In the fall of 1867 we bought the property #213 East 26th Street and built a shop on it, and all went well for the next 2 or 3 years, when the great change came over the cabinet making; trade of New York. The factory work, and especially the Western factory work drove everything else out of the market. All the smaller cabinet makers were simply wiped out. There are very few left now which make a scanty living by repairing; and even the larger establishments have a hard time in competing with the Western concerns of Grand Rapids in Michigan and other out of town concerns.
The cheap furniture stores who had to get their suply from the small cabinet makers were located along the Bowery and Chatam Square; and merely mentioning the name of “Chatam Square” was not very complimentary to the ware sold there. “Chris Schwartzwaekler” was the most prominent and respectable amongst them on the Square. He had a considerable trade and also had a good West India export trade; he paid very promptly and was very successful. This is a “lyre front” bureau, one of the attractions of Chatam Square. They were all veneered on pine with mahogany and had turned mah. knobs, 3 small drawers above and 3 large drawers below. These bureaus, the “box sofa” and the 3/4 French chairs and the “French bedsteads” and large mahogany wardrobes & bookcase with secretary drops below made up the regular stock.
The furniture coverings for this furniture was mostly hair cloth, but eventually changed off to green wollen “reps” and the reason why most of the old sofas and chairs of this period were so very narrow in seat is because the wide hair cloth was very expensive and the narrow comparitivly cheap. The only remaining furniture house on Chatam Square (1908) are the “Cowpertwaits” which is established over a hundred years in the same place, as seen by the old City Directory; but they were at that time only making “Windsor Chairs” with cane seats painted in gaudy yellow and other colors, with gilt rings on the legs and bunches of flowers and fruit on the hack. There were other furniture concerns on the East side of the town, like “Degraaf & Taylor”, on the Bowery, who done a good business, Fred Kruten’s on Houston Street near the Bowery.

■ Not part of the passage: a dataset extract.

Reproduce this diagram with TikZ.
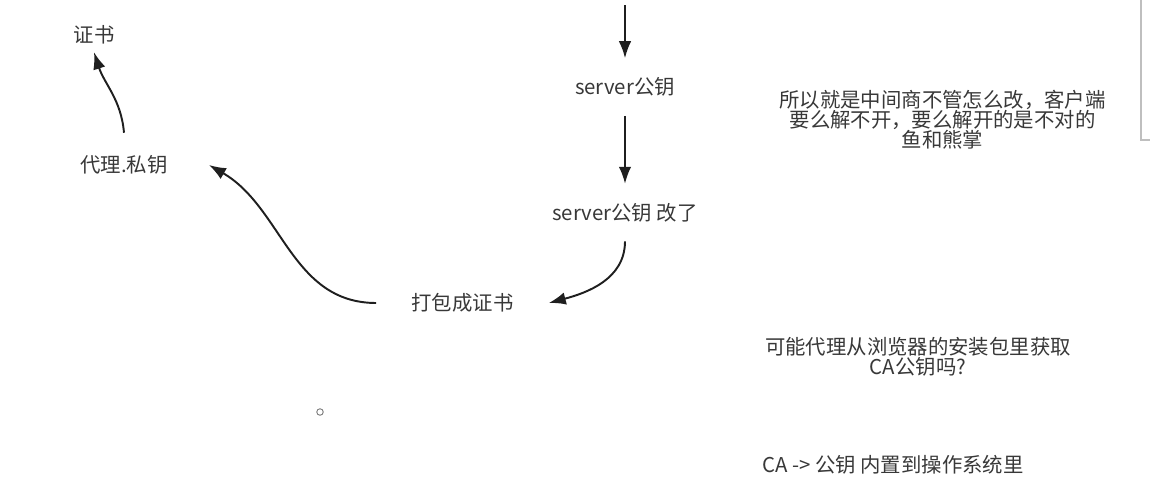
\documentclass[tikz,border=0pt]{standalone}
\usepackage{fontspec}
\setmainfont{Noto Sans CJK SC}
\usetikzlibrary{arrows.meta,positioning,calc}

\begin{document}
\begin{tikzpicture}

\tikzset{every node/.style = {font=\fontsize{11.6pt}{11.4pt}\selectfont, text=black!78}}
\tikzset{every edge/.append style = {>={Latex[length=3.4mm,width=2.5mm]}, draw=black!88, line width=1.1pt}}
\tikzstyle{txt}  = [inner xsep=0.75cm, inner ysep=0.38cm]
\tikzstyle{note} = [inner sep=0pt, align=center]

\useasboundingbox (0,0) rectangle (23,-9.64);

\coordinate (top) at (12.5,-0.1);
\node[txt]                     (srv_pk)  at (12.5,-1.74)            {server公钥};
\node[txt]                     (srv_mod) [below=1.36cm of srv_pk]   {server公钥 改了};
\node[txt, inner xsep=0.7cm]   (pack)    at (9.25,-6.06)            {打包成证书};
\node[txt, inner xsep=0.82cm, inner ysep=0.45cm] (agent) at (2.48,-3.30) {代理.私钥};
\node[txt, inner ysep=0.15cm]  (cert)    at (1.88,-0.70)            {证书};

\node[note] (note_mitm) at (18.85,-2.40) {所以就是中间商不管怎么改，客户端\\要么解不开，要么解开的是不对的\\鱼和熊掌};
\node[note] (note_ca)   at (18.36,-7.14) {可能代理从浏览器的安装包里获取\\CA公钥吗?};
\node[note, anchor=west] (note_os) at (15.24,-9.30) {CA -> 公钥 内置到操作系统里};

\draw (top)           edge[->]                  (srv_pk);
\draw (srv_pk)        edge[->]                  (srv_mod);
\draw (srv_mod.south) edge[->, out=-90, in=15]  (pack.east);
\draw (pack.west)     edge[->, out=180, in=-30] (agent.east);
\draw (agent.north)   edge[->, out=95, in=-72]  (cert.south);

\draw[black!55, line width=0.5pt] (6.4,-8.24) circle (0.065);
\draw[black!25, line width=0.6pt] (23.2,-2.8) -- (22.82,-2.8) -- (22.82,0.2);

\end{tikzpicture}
\end{document}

But the most prominent are those named. There were also some pretty well known houses on the West side who done a good business like “Newhouse” on Hudson Street, Henry and Peter Brunner on Prince and Carlton Street; but the bulk of the cheaper furniture was on the East side, while the fine furniture trade was all on Broadway below Bleecker Street.
Source: Ernest Hagen, Personal Experiences of an Old New York Cabinet Maker, Joseph Downs Manuscript Collection, Winterthur Museum and Library, published in Elizabeth A. Ingerman, “Personal Experiences of an Old New York Cabinet Maker”Antiques Magazine 84 (1963), 576–80.